The worst writing advice I’ve ever received

It’s a bit specific, so I’m going to have to give you some context.

Back in the days when I was hung up on getting external validation for my writing, I submitted various short stories to various places. Some of them were good; some of them weren’t. One of them got published. They gave me a chance to play around in different genres and styles, and also to find out that the short story isn’t my favourite form. All useful information.

Among other things, I discovered that I enjoy writing slightly unreliable narrators – narrators who are so caught up in their own world-view that they don’t realise that they are unreliable. The narrator of the story in question was one of them: a creepy man on a train eyeing up a fellow commuter who’s quietly minding her own business.

The publisher to whom I sent this has a pool of readers who comment on a story. Half the ones who looked at mine seemed to have issues with the concept of ‘unreliable narrator’. One line ‘inadvertently makes him seem like a stalker’, said one of them.

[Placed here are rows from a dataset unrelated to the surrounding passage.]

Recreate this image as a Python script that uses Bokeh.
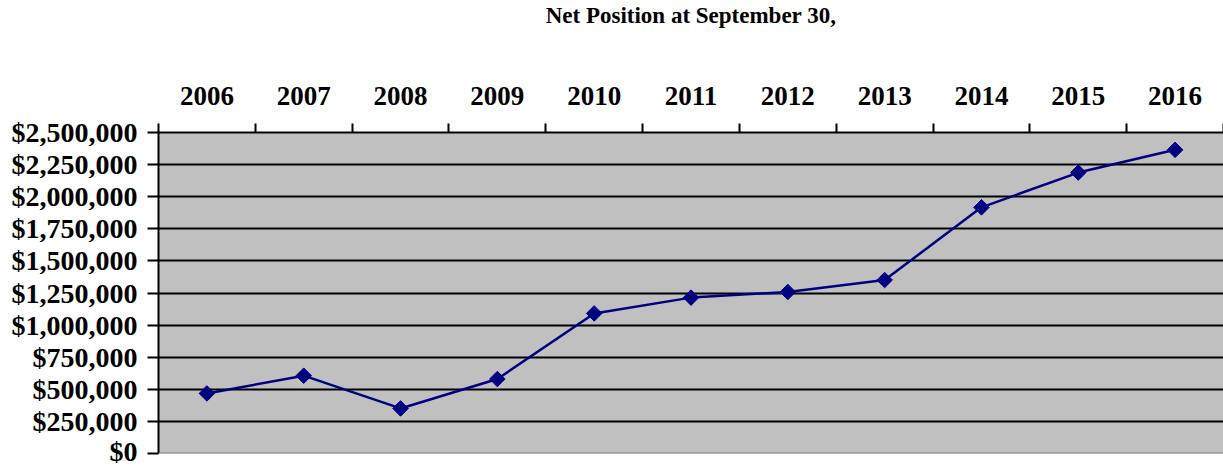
import numpy as np
from bokeh.plotting import figure
from bokeh.models import (Range1d, FixedTicker, NumeralTickFormatter, LinearAxis,
                          Span, BoxAnnotation, Title)
from bokeh.embed import file_html
from bokeh.resources import INLINE

years = [2006, 2007, 2008, 2009, 2010, 2011, 2012, 2013, 2014, 2015, 2016]
net_position = [468000, 606000, 351000, 580000, 1091000, 1214000, 1258000,
                1351000, 1917000, 2188000, 2365000]
y_ticks = [0, 250000, 500000, 750000, 1000000, 1250000, 1500000, 1750000,
           2000000, 2250000, 2500000]
title_text = "Net Position at September 30,"

FONT = "Liberation Serif"

p = figure(width=1223, height=466, output_backend="svg", toolbar_location=None,
           x_range=Range1d(years[0] - 0.5, years[-1] + 0.5),
           y_range=Range1d(y_ticks[0], y_ticks[-1]),
           x_axis_location=None, y_axis_location=None,
           min_border_left=158, min_border_right=0, min_border_bottom=13,
           min_border_top=0)

p.title.text = title_text
p.title.align = "center"
p.title.text_font = FONT
p.title.text_font_size = "23px"
p.title.text_font_style = "bold"
p.title.text_color = "black"
p.title.standoff = 0

p.background_fill_color = "white"
p.border_fill_color = "white"
p.outline_line_color = None

# top category axis
xa = LinearAxis()
xa.ticker = FixedTicker(ticks=years,
                        minor_ticks=[y - 0.5 for y in years] + [years[-1] + 0.5])
xa.major_tick_out = 0
xa.major_tick_in = 0
xa.minor_tick_out = 9
xa.minor_tick_in = 0
xa.minor_tick_line_color = "black"
xa.minor_tick_line_width = 2
xa.axis_line_color = "black"
xa.axis_line_width = 2
xa.major_label_text_font = FONT
xa.major_label_text_font_size = "27px"
xa.major_label_text_font_style = "bold"
xa.major_label_text_color = "black"
xa.major_label_standoff = 19
p.add_layout(xa, "above")

# spacer between the year labels and the title
p.add_layout(Title(text=" ", text_font_size="1px", standoff=53), "above")

# left value axis
ya = LinearAxis()
ya.ticker = FixedTicker(ticks=y_ticks, minor_ticks=[])
ya.formatter = NumeralTickFormatter(format="$0,0")
ya.major_tick_out = 11
ya.major_tick_in = 0
ya.major_tick_line_color = "black"
ya.major_tick_line_width = 2
ya.axis_line_color = "black"
ya.axis_line_width = 2
ya.major_label_text_font = FONT
ya.major_label_text_font_size = "28px"
ya.major_label_text_font_style = "bold"
ya.major_label_text_color = "black"
ya.major_label_standoff = 10
p.add_layout(ya, "left")

p.xgrid.visible = False
p.ygrid.ticker = FixedTicker(ticks=y_ticks)
p.ygrid.grid_line_color = "black"
p.ygrid.grid_line_width = 2
p.ygrid.grid_line_alpha = 1

p.add_layout(BoxAnnotation(fill_color="#C0C0C0", fill_alpha=1, line_color=None, level="image"))
p.add_layout(Span(location=y_ticks[0], dimension="width", line_color="#808080", line_width=2))

p.line(years, net_position, line_color="#000080", line_width=2.5)
p.scatter(years, net_position, marker="square", angle=np.pi / 4, size=11,
          fill_color="#000080", line_color="#000080")

open("out.html", "w").write(file_html(p, INLINE))
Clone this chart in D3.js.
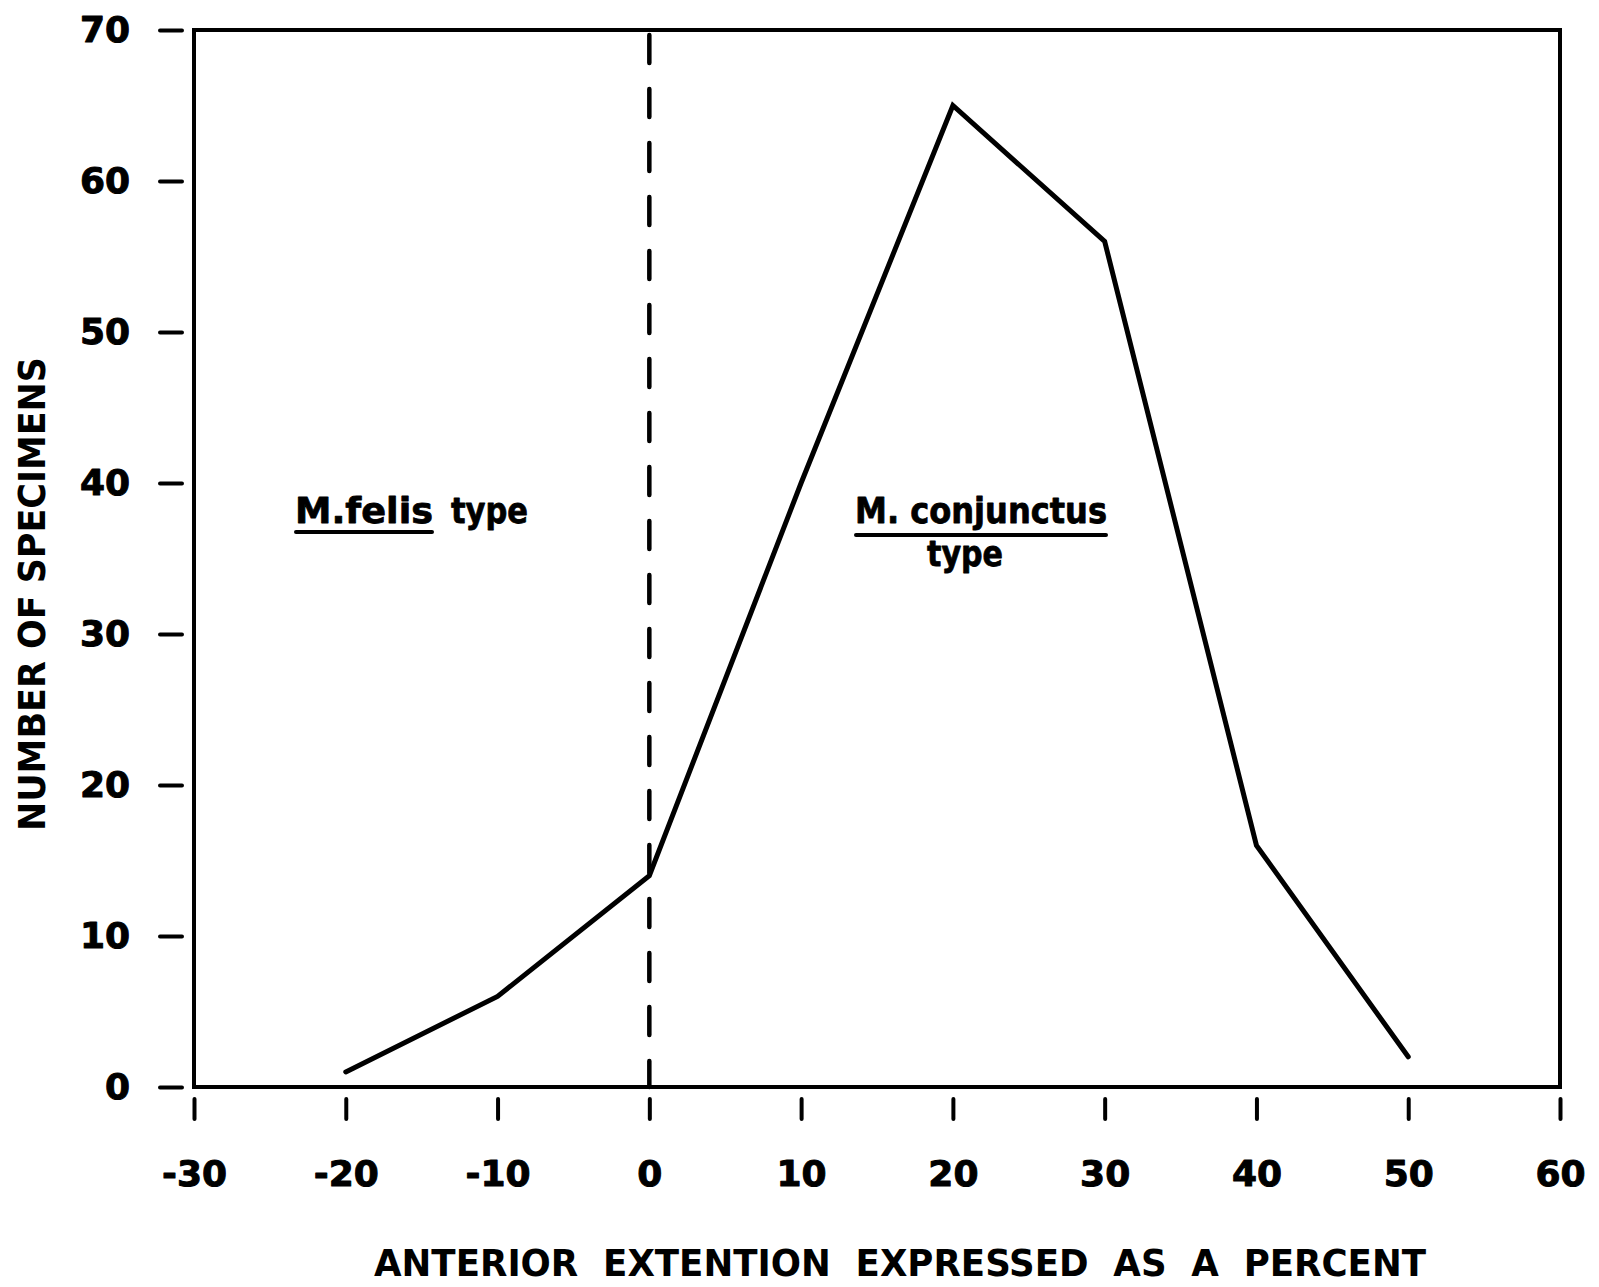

Nothing inadvertent about it, mate, and I didn’t think I’d been overly subtle.

The worst writing advice I’ve ever received, however, came from somebody who objected to a line in the first paragraph:

She gets the same train. Every morning, 0752, there she is. Crimson coat, straight blonde hair, gorgeous legs. I don’t know her name or where she works. I only know that she gets on one stop after me, gets off at London Waterloo, and heads straight down to the Tube, where it’s impossible to follow her. Not that I’d do something like that, I mean. Obviously. What I’m saying is, I get fifty-four minutes every morning to sit opposite her, or beside her, or behind her, and to look at her, and to wonder…

This particular reader didn’t like the elliptical ‘Crimson coat, straight blonde hair, gorgeous legs’. Fair enough. They suggested I replace it with

Her tight leggings outline her gorgeous legs.

At which point I drew a horrified breath, laughed a bit, and decided that it was not worth submitting anything further to this publisher, because their idea of what made for a good story was a very long way away from mine.

The problem is, of course, that this reader had clearly received some pretty appalling advice of their own: that the passive voice must never, ever, ever be used. (See what I did there?) And if the result is horrifically clumsy, if it assigns nonsensical agency to an inanimate object, well, who cares? We’re following the rules, and that’s the important thing. I suppose Nicky Morgan would approve.

Anyway, this was more or less where I stopped giving a damn what other people thought about my writing, and started trusting my own judgement. Learning to trust one’s own judgement was, it turns out, a prerequisite for publishing my own writing under my own name. So perhaps it wasn’t such bad advice after all.